The questions one could ask regarding the motivation of any of the above steps in a thought process could go in thousands of different directions.  Rather than asking why Franklin is wearing that particular pair of shoes, we might examine his upbringing in relation to tying shoes?  Is there some sort of connection between socioeconomic status and whether or not a person decides to retie his shoes?  Is there cultural relativity as to whether he starts with one bunny ear or two?

In class last week, when I related culture to water, you (Dr Lisya Seloni) asked me whether or not the water held the shape of its container even once removed.  Thinking on this, and on this week's reading, I would say yes, but only to an extent.  We are like ice cubes, forming since birth within a certain shapely confine: some round, some square, some heart or seahorse-shaped.  Once we are removed from our specific local cultures, like the ice cube removed from the freezer tray, we melt over time.  We may then re-form in a similar, but never quite the same shape, or we may take a new perspective-shape completely.  However, we are still water and will always carry with us the minerals of our source (or in the case of my freezer here, little pieces of broccoli or spinach that we keep frozen for later use and which somehow always finds its way into the cubes).

Morgan (2001) discusses language as a means by which we make that which is hidden, explicit.  We may choose to define ourselves through our choice in words.  Likewise, the language-and-culture which encapsules us from birth forms our perspectives, relationships, self-definitions, communitites, etc.  Language is power.

Whereas the author had the experience of being corrected from 'tu' to 'vous', I have experienced the opposite.  I am a self-corrector and have become very aware of the social constructs around formal and informal language, especially in the presence of my future in-laws.  While spending the summer with them, at the table over lunch, I accidentally 'tutoi'ed Thérèse, only to catch myself and switch to 'vous' a second later.
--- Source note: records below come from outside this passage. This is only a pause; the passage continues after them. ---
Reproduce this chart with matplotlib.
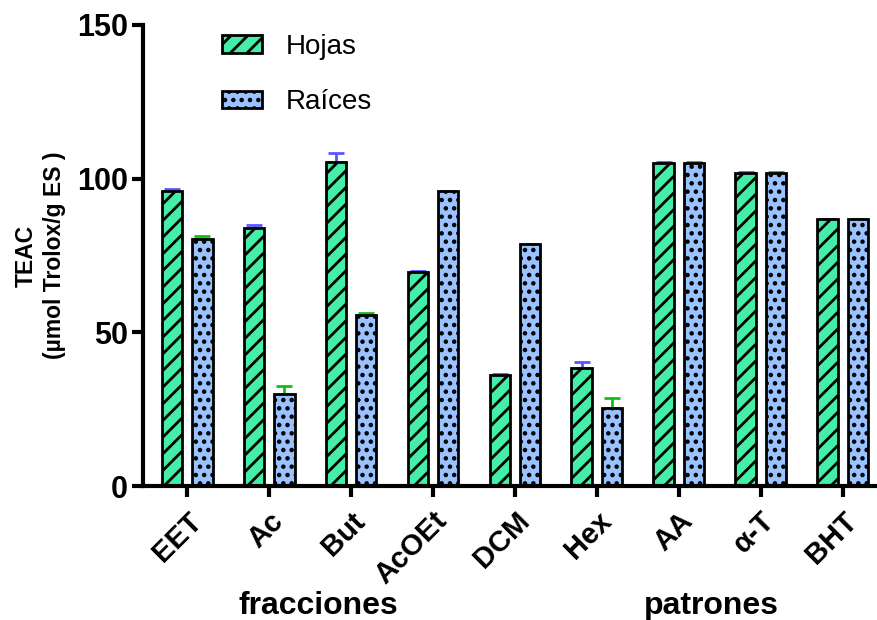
import matplotlib
matplotlib.use("Agg")
import matplotlib.pyplot as plt
import numpy as np

categories = ["EET", "Ac", "But", "AcOEt", "DCM", "Hex", "AA", "α-T", "BHT"]
hojas = [96.0, 84.0, 105.5, 69.5, 36.0, 38.5, 105.0, 101.8, 87.0]
hojas_err = [0.5, 1.0, 3.0, 0.5, 0.4, 1.8, 0.4, 0.4, 0.0]
raices = [80.5, 30.0, 55.6, 96.0, 78.8, 25.5, 105.0, 101.8, 87.0]
raices_err = [1.0, 2.5, 0.6, 0.0, 0.0, 3.0, 0.4, 0.4, 0.0]
group_labels = ["fracciones", "patrones"]

plt.rcParams['font.family'] = ['Liberation Sans', 'DejaVu Sans']
plt.rcParams['hatch.linewidth'] = 2.0

fig = plt.figure(figsize=(8.77, 6.2), dpi=100)
ax = fig.add_axes([143/877, (620-486)/620, 1 - 143/877, (486-25)/620])

x = np.arange(len(categories))
w = 0.25
off = 0.185
ax.bar(x - off, hojas, w, color='#44eea6', edgecolor='black', linewidth=2,
       hatch='//', label='Hojas', zorder=2)
ax.bar(x + off, raices, w, color='#99c2ff', edgecolor='black', linewidth=2,
       hatch='..', label='Raíces', zorder=2)
ax.errorbar(x - off, hojas, yerr=[np.zeros(len(hojas)), hojas_err], fmt='none',
            ecolor='#5858ff', elinewidth=2, capsize=5.5, capthick=2, zorder=1)
ax.errorbar(x + off, raices, yerr=[np.zeros(len(raices)), raices_err], fmt='none',
            ecolor='#10c010', elinewidth=2, capsize=5.5, capthick=2, zorder=1)

ax.set_xlim(-0.54, 8.42)
ax.set_ylim(0, 150)
ax.set_yticks([0, 50, 100, 150])
ax.set_xticks(x)
ax.set_xticklabels(categories, rotation=45, ha='right', rotation_mode='anchor',
                   fontsize=21, fontweight='bold')
for lbl in ax.get_yticklabels():
    lbl.set_fontsize(22)
    lbl.set_fontweight('bold')
ax.tick_params(axis='both', width=3, length=8, direction='out')
ax.tick_params(axis='x', pad=7)
ax.tick_params(axis='y', pad=3)
for s in ['top', 'right']:
    ax.spines[s].set_visible(False)
for s in ['left', 'bottom']:
    ax.spines[s].set_linewidth(3)

ax.set_ylabel("TEAC\n(µmol Trolox/g ES )", fontsize=16.5, fontweight='bold',
              labelpad=8, linespacing=1.25)

fig.text(318/877, 1 - 606/620, group_labels[0], ha='center', va='center',
         fontsize=23, fontweight='bold')
fig.text(711/877, 1 - 606/620, group_labels[1], ha='center', va='center',
         fontsize=23, fontweight='bold')

ax.legend(loc='upper left', bbox_to_anchor=(222/877, 1 - 34/620),
          bbox_transform=fig.transFigure, frameon=False, fontsize=20,
          handlelength=1.45, handleheight=0.6, handletextpad=0.85,
          labelspacing=1.05, borderpad=0, borderaxespad=0)

fig.savefig("out.png", dpi=100)
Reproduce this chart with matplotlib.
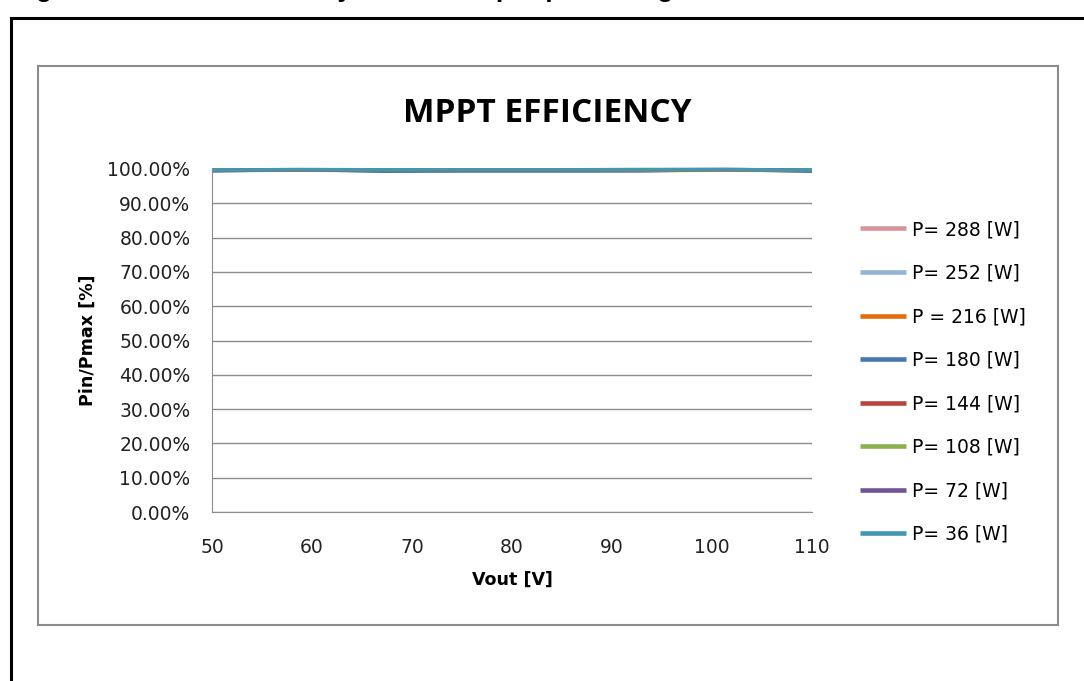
import matplotlib
matplotlib.use('agg')

import matplotlib.pyplot as plt
from matplotlib.patches import Rectangle
from matplotlib.lines import Line2D
from matplotlib.ticker import FuncFormatter

# data
vout = [50, 58.6, 67.1, 75.7, 84.3, 92.9, 101.4, 110]
labels = ["P= 288 [W]", "P= 252 [W]", "P = 216 [W]", "P= 180 [W]",
          "P= 144 [W]", "P= 108 [W]", "P= 72 [W]", "P= 36 [W]"]
colors = ["#D9969A", "#95B3D7", "#E46C0A", "#4A76AE",
          "#B8463F", "#8CB04C", "#6E5494", "#4198AF"]
eff_288 = [99.5, 99.6, 99.5, 99.5, 99.5, 99.5, 99.6, 99.5]
eff_252 = [99.5, 99.7, 99.5, 99.5, 99.5, 99.6, 99.7, 99.5]
eff_216 = [99.6, 99.7, 99.5, 99.6, 99.6, 99.6, 99.7, 99.5]
eff_180 = [99.4, 99.8, 99.3, 99.4, 99.4, 99.4, 99.8, 99.3]
eff_144 = [99.6, 99.8, 99.6, 99.6, 99.6, 99.7, 99.8, 99.6]
eff_108 = [99.6, 99.8, 99.6, 99.7, 99.7, 99.7, 99.8, 99.6]
eff_72 = [99.7, 99.8, 99.7, 99.7, 99.7, 99.8, 99.9, 99.7]
eff_36 = [99.7, 99.9, 99.8, 99.8, 99.8, 99.9, 99.9, 99.7]
series = [eff_288, eff_252, eff_216, eff_180, eff_144, eff_108, eff_72, eff_36]

W, H = 1084, 681
fig = plt.figure(figsize=(W / 100, H / 100), dpi=100)
fig.patch.set_facecolor("white")

# caption of the page, cut off at the top (only descenders show)
fig.text(12 / W, 1 + 4.5 / H, "Figure 34. MPPT efficiency versus output percentage",
         fontsize=19.4, fontweight="bold", family="Liberation Sans",
         ha="left", va="baseline")
fig.add_artist(Line2D([11 / W, 1.0], [1 - 18 / H, 1 - 18 / H], color="black", lw=2.2))
fig.add_artist(Line2D([11 / W, 11 / W], [0, 1 - 18 / H], color="black", lw=2.2))

# chart area box
fig.add_artist(Rectangle((38 / W, 1 - 625 / H), (1058 - 38) / W, (625 - 66) / H,
                         transform=fig.transFigure, fill=False,
                         edgecolor="#8C8C8C", lw=1.5))

ax = fig.add_axes([212 / W, 1 - 512 / H, 600 / W, (512 - 169) / H])

for vals, lab, col in zip(series, labels, colors):
    ax.plot(vout, [v / 100 for v in vals], color=col, lw=2.3, label=lab,
            solid_capstyle="butt", clip_on=False)

ax.set_xlim(50, 110)
ax.set_ylim(0, 1.0)
ax.set_xticks(range(50, 111, 10))
ax.set_yticks([i / 10 for i in range(11)])
ax.yaxis.set_major_formatter(FuncFormatter(lambda v, p: f"{v * 100:.2f}%"))
ax.grid(axis="y", color="#8C8C8C", lw=1)
ax.set_axisbelow(True)
for s in ["top", "right"]:
    ax.spines[s].set_visible(False)
ax.spines["left"].set_color("#8C8C8C")
ax.spines["bottom"].set_color("#8C8C8C")
ax.tick_params(length=0, labelsize=13.5, labelcolor="#222222")
ax.tick_params(axis="x", pad=19)
ax.tick_params(axis="y", pad=15.5)

ax.set_xlabel("Vout [V]", fontsize=12.6, fontweight="bold", va="center")
ax.xaxis.set_label_coords(0.5, -(580 - 512) / 343)
ax.set_ylabel("Pin/Pmax [%]", fontsize=12.6, fontweight="bold", va="center")
ax.yaxis.set_label_coords(-(212 - 88) / 600, 0.5)

fig.text(547 / W, 1 - 113 / H, "MPPT EFFICIENCY", fontsize=24, fontweight="bold",
         family="Open Sans", ha="center", va="center")

leg = ax.legend(loc="upper left", bbox_to_anchor=(860 / W, 1 - 220 / H),
                bbox_transform=fig.transFigure, frameon=False, fontsize=13.5,
                handlelength=2.45, handletextpad=0.3, labelspacing=1.31,
                borderaxespad=0, borderpad=0)
for ln in leg.get_lines():
    ln.set_linewidth(3.3)

fig.savefig("out.png", dpi=100)
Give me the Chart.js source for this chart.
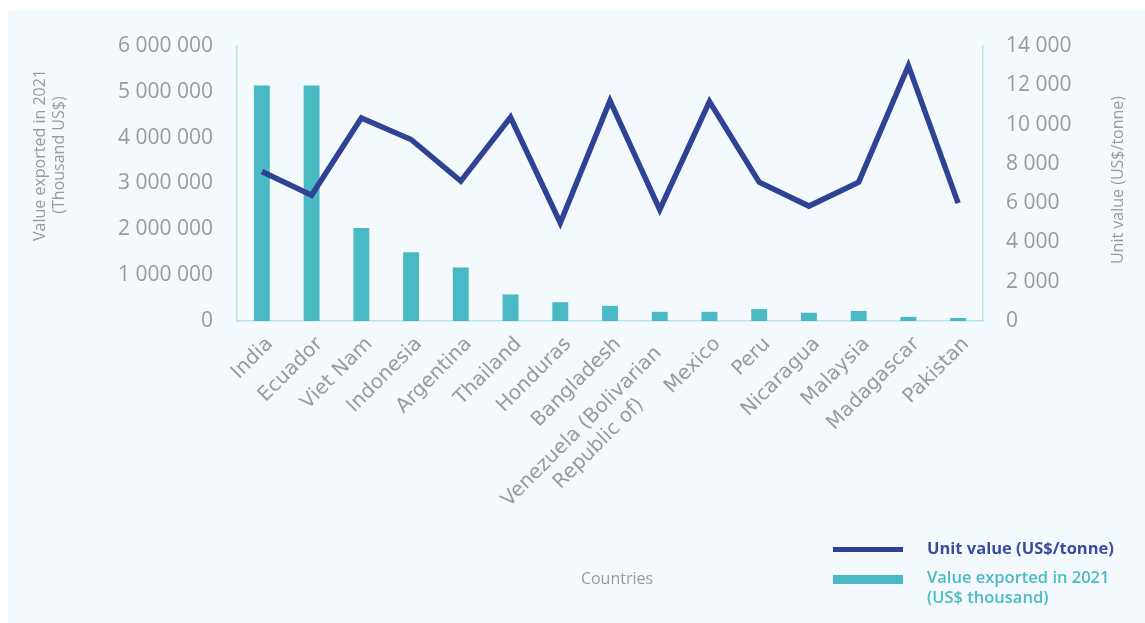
<!DOCTYPE html>
<html>
<head>
<meta charset="utf-8">
<script src="https://cdn.jsdelivr.net/npm/chart.js@4/dist/chart.umd.min.js"></script>
<style>
  html, body { margin: 0; padding: 0; background: #ffffff; }
  #panel { position: absolute; left: 8px; top: 10px; right: 0; bottom: 0; background: #F4F9FD; }
  #wrap { position: absolute; left: 0; top: 0; width: 1145px; height: 623px; }
  .lg { position: absolute; font-family: "Open Sans", sans-serif; white-space: nowrap; }
</style>
</head>
<body>
<div id="panel"></div>
<div id="wrap"><canvas id="c"></canvas></div>
<div class="lg" style="left:833px;top:547px;width:70px;height:4.5px;background:#2F4294;"></div>
<div class="lg" style="left:927px;top:537px;font-size:16.5px;font-weight:700;color:#3A4C9F;line-height:22px;">Unit value (US$/tonne)</div>
<div class="lg" style="left:833px;top:575px;width:70px;height:8.5px;background:#49BAC5;"></div>
<div class="lg" style="left:927px;top:567px;font-size:16.5px;font-weight:600;color:#49BCC6;line-height:20px;">Value exported in 2021<br>(US$ thousand)</div>
<script>
const countries = ['India', 'Ecuador', 'Viet Nam', 'Indonesia', 'Argentina', 'Thailand', 'Honduras', 'Bangladesh',
  ['Venezuela (Bolivarian', 'Republic of)'], 'Mexico', 'Peru', 'Nicaragua', 'Malaysia', 'Madagascar', 'Pakistan'];
const exportValue = [5140000, 5140000, 2030000, 1500000, 1170000, 580000, 410000, 330000, 200000, 200000, 260000, 180000, 220000, 90000, 65000];
const unitValue = [7610, 6400, 10340, 9240, 7120, 10370, 4990, 11220, 5670, 11170, 7070, 5850, 7070, 13000, 6000];
const leftTitle = ['Value exported in 2021', '(Thousand US$)'];
const rightTitle = 'Unit value (US$/tonne)';
const xTitle = 'Countries';

const gray = '#9A9A9A';
const axisColor = '#B5E2EA';
const fmt = v => Number(v).toLocaleString('en-US').replace(/,/g, ' ');

const titlesPlugin = {
  id: 'titles',
  afterDraw(chart) {
    const ctx = chart.ctx;
    ctx.save();
    ctx.fillStyle = gray;
    ctx.font = '16px "Open Sans"';
    ctx.textAlign = 'center';
    ctx.textBaseline = 'middle';
    ctx.save();
    ctx.translate(40, 155);
    ctx.rotate(-Math.PI / 2);
    ctx.fillText(leftTitle[0], 0, 0);
    ctx.fillText(leftTitle[1], 0, 19);
    ctx.restore();
    ctx.save();
    ctx.translate(1118, 180);
    ctx.rotate(-Math.PI / 2);
    ctx.fillText(rightTitle, 0, 0);
    ctx.restore();
    ctx.fillText(xTitle, 617, 579);

    // category labels, rotated 45 degrees, drawn at the x scale's tick pixels
    const xs = chart.scales.x;
    ctx.font = '20px "DejaVu Sans"';
    ctx.textBaseline = 'middle';
    const lh = 24;
    xs.ticks.forEach((t, i) => {
      const lab = countries[i];
      const lines = Array.isArray(lab) ? lab : [lab];
      const px = xs.getPixelForTick(i) + 8;
      const py = xs.top + 20;
      ctx.save();
      ctx.translate(px, py);
      ctx.rotate(-Math.PI / 4);
      if (lines.length === 1) {
        ctx.textAlign = 'right';
        ctx.fillText(lines[0], 0, 0);
      } else {
        const w = Math.max(...lines.map(l => ctx.measureText(l).width)) + 26;
        ctx.textAlign = 'center';
        lines.forEach((l, k) => ctx.fillText(l, -w / 2, k * lh));
      }
      ctx.restore();
    });
    ctx.restore();
  }
};

new Chart(document.getElementById('c'), {
  data: {
    labels: countries,
    datasets: [
      {
        type: 'line',
        label: 'Unit value (US$/tonne)',
        data: unitValue,
        yAxisID: 'y2',
        borderColor: '#2F4294',
        borderWidth: 5.5,
        pointRadius: 0,
        tension: 0,
        fill: false,
        borderJoinStyle: 'miter',
        borderCapStyle: 'butt',
        order: 0
      },
      {
        type: 'bar',
        label: 'Value exported in 2021 (US$ thousand)',
        data: exportValue,
        yAxisID: 'y',
        backgroundColor: '#49BAC5',
        barPercentage: 0.32,
        categoryPercentage: 1,
        order: 1
      }
    ]
  },
  options: {
    responsive: true,
    maintainAspectRatio: false,
    animation: false,
    devicePixelRatio: 1,
    layout: { padding: { top: 46, left: 0, right: 0, bottom: 0 } },
    plugins: { legend: { display: false }, tooltip: { enabled: false } },
    scales: {
      x: {
        offset: true,
        grid: { display: false, drawTicks: false },
        border: { display: true, color: axisColor, width: 1.5 },
        ticks: { display: false, autoSkip: false },
        afterFit(s) { s.height = 302; }
      },
      y: {
        position: 'left',
        min: 0, max: 6000000,
        grid: { display: false, drawTicks: false },
        border: { display: true, color: axisColor, width: 1.5 },
        ticks: {
          stepSize: 1000000, padding: 24, color: gray,
          font: { family: 'Open Sans', size: 21 },
          callback: v => fmt(v)
        },
        afterFit(s) { s.width = 237; }
      },
      y2: {
        position: 'right',
        min: 0, max: 14000,
        grid: { display: false, drawTicks: false },
        border: { display: true, color: axisColor, width: 1.5 },
        ticks: {
          stepSize: 2000, padding: 23, color: gray,
          font: { family: 'Open Sans', size: 21 },
          callback: v => fmt(v)
        },
        afterFit(s) { s.width = 162; }
      }
    }
  },
  plugins: [titlesPlugin]
});
</script>
</body>
</html>
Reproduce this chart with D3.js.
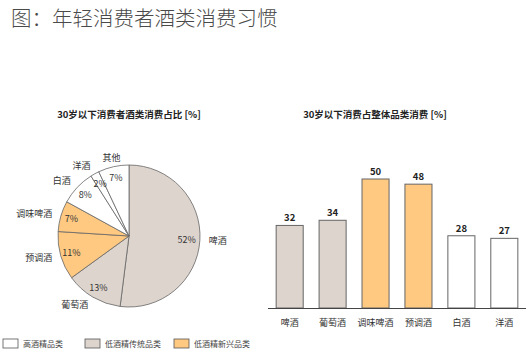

She decided to address this inner battle I'd had with the remark that she likes the feeling of closeness that 'tu' provides and that I could feel free to use it.  Normally, if someone my age were to say this to me, I would use 'tu' from then on.  Being that this is someone of a different generation, and my future mother-in-law, it would be inappropriate for me to make the switch, and keeping with 'vous' honors her as the wonderful person who brought the love of my life into this world.
'Vous' is still problematic however.  It can be used, in my mind, as a means of distancing oneself formally from another party out of either respect or distaste, or the opposite: a means of respecting someone you are very close to.

Morgan discusses using language to unificate and to separate.  We choose words that others will understand so as to show our part in the whole that includes the listeners.  We also choose words that demonstrate our differences from the larger culture surrounding us, or to reach out to other listeners who might engage more specifically with different terminology.

I find the idea that "language is the central means of learning culture in the language classroom" (Morgan, 38) is true, but realize that the extent to what is teachable simply through language is mountainous!  Like the tip of the iceberg metaphor which Morgan utilizes, I believe that what is learned is only the tip.  One must experience the people, products, practices, perspectives, and communities in order to begin to FEEL the cultures available through the language studied.  One has to sit at the table with many generations, experience embarrassment and laugh at mistakes in word choice, and fall in love with the view from a café terrace, or really hate the amount of dog droppings on a particular sidewalk, in order to understand and absorb new cultural aspects.




Monday, January 14, 2013

What is Culture?

Culture is like... water? tacos? donuts? a wardrobe? hiking?

Today in Cross-Cultural Issues in TESOL with Lisya Seloni we discussed our concepts of both Culture and culture.  What we expect of others under views of essentialism and how we might prefer to define ourselves under non-essentialism.